Einführung einer Dienstpflicht bei Grundgesetzänderung möglich

Einführung einer Dienstpflicht bei Grundgesetzänderung möglich
Sollen Schüler nach dem Abschluss einen einjährigen Dienst für die Gesellschaft leisten? Die CDU erwägt bei einem Werkstattgespräch das für und wider, legt sich aber noch nicht fest.

Berlin (epd). Die Einführung einer allgemeinen Dienstpflicht wäre nach Einschätzung von CDU-Politikern möglich, wenn dafür das Grundgesetz geändert wird. Das sagte der CDU-Politiker Jens Kreuter am Donnerstag in Berlin nach Beratungen im Rahmen eines sogenannten Werkstattgesprächs der Partei. Da eine Grundgesetzänderung aber viel Zeit in Anspruch nehme, wäre für eine Übergangszeit möglich, die Freiwilligendienste zu stärken und als "Deutschlandjahr" unter einem staatlichen Überbau zusammenführen. Ein eindeutiges Votum für eine allgemeine Dienstpflicht gab es nach dem Werkstattgespräch nicht. Es gab aber mehrere skeptische Äußerungen zum Pflichtgedanken.

Zuvor hatte CDU-Chefin und Verteidigungsministerin Annegret Kramp-Karrenbauer ihren Vorstoß für eine allgemeine Dienstpflicht noch einmal verteidigt. "Für mich ist es auch ein zutiefst bürgerlicher Gedanke, seinem Land und der Gesellschaft etwas zurückgeben zu wollen", sagte sie den Zeitungen der Funke Mediengruppe (Donnerstag). Sie finde es "sehr wichtig, dass wir über eine Dienstpflicht in Deutschland diskutieren".

Der Chef der Mittelstandsvereinigung der Unionsparteien und stellvertretende Unionsfraktionsvorsitzende, Carsten Linnemann (CDU), stellte sich hinter die Forderung von Kramp-Karrenbauer. "Ich bin für ein verpflichtendes Gesellschaftsjahr", sagte er dem "Spiegel", "weil praktisches Engagement und Nähe zur Mitte der Gesellschaft der Anonymität und der sozialen Kälte entgegenwirken, aus der Abgrenzung und 'hate speech' entstehen".

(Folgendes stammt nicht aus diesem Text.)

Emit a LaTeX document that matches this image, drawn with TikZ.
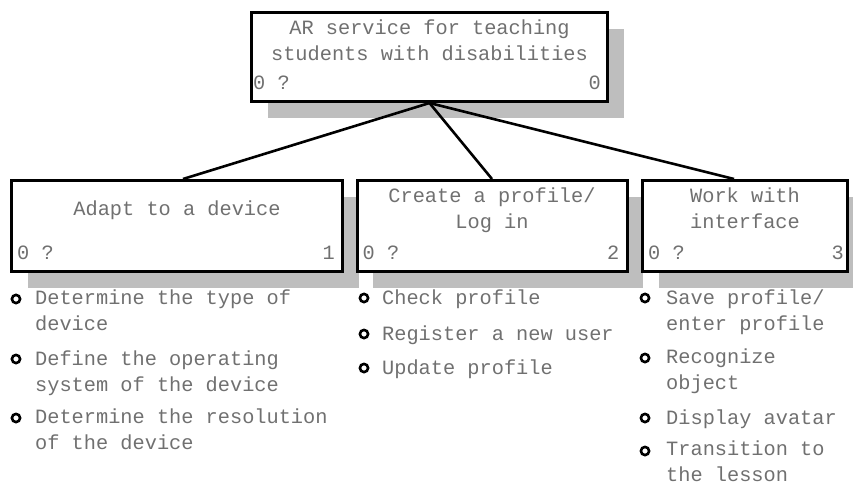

Widerspruch kam aus den Reihen des Koalitionspartners SPD. Der familienpolitische Sprecher der SPD-Fraktion, Sönke Rix, erklärte: "Das Engagement junger Menschen soll auch weiterhin freiwillig und selbstbestimmt sein." Um die Notstände bei der Bundeswehr und in der Pflege zu beheben, stünden vor allem die Verteidigungsministerin und der Gesundheitsminister in Verantwortung und nicht die jungen Menschen.

Diakonie-Präsident Ulrich Lilie teilte mit, er halte eine gesellschaftlich-soziale Dienstpflicht "weiterhin für die zweitbeste Idee". Stattdessen sollten alle nationalen wie internationalen Formate der Freiwilligendienste weiter gestärkt und finanziell besser ausgestattet werden. "Von der Verfassungsmäßigkeit einer Dienstpflicht abgesehen, ist es auch für die betroffenen Menschen sicherlich nicht wünschenswert, von zwangsverpflichteten Menschen begleitet, gepflegt oder betreut zu werden." Insgesamt gibt es bundesweit etwa 100.000 Freiwilligendienstleistende pro Jahr.

Kramp-Karrenbauer hatte noch als CDU-Generalsekretärin im vergangenen Jahr einen solchen Dienst ins Gespräch gebracht, der nicht nur bei der Bundeswehr, sondern auch in der Pflege oder bei der Feuerwehr geleistet werden könnte. 2011 wurde in Deutschland die allgemeine Wehrpflicht ausgesetzt. Sogenannte Werkstattgespräche hatte die CDU zuletzt auch zur Migration und dem Klimaschutz veranstaltet. Der hessische Ministerpräsident und CDU-Bundesvize Volker Bouffier sowie der nordrhein-westfälische Ministerpräsident Armin Laschet (CDU) hatten sich zuletzt skeptisch über den Vorschlag zur Dienstpflicht geäußert.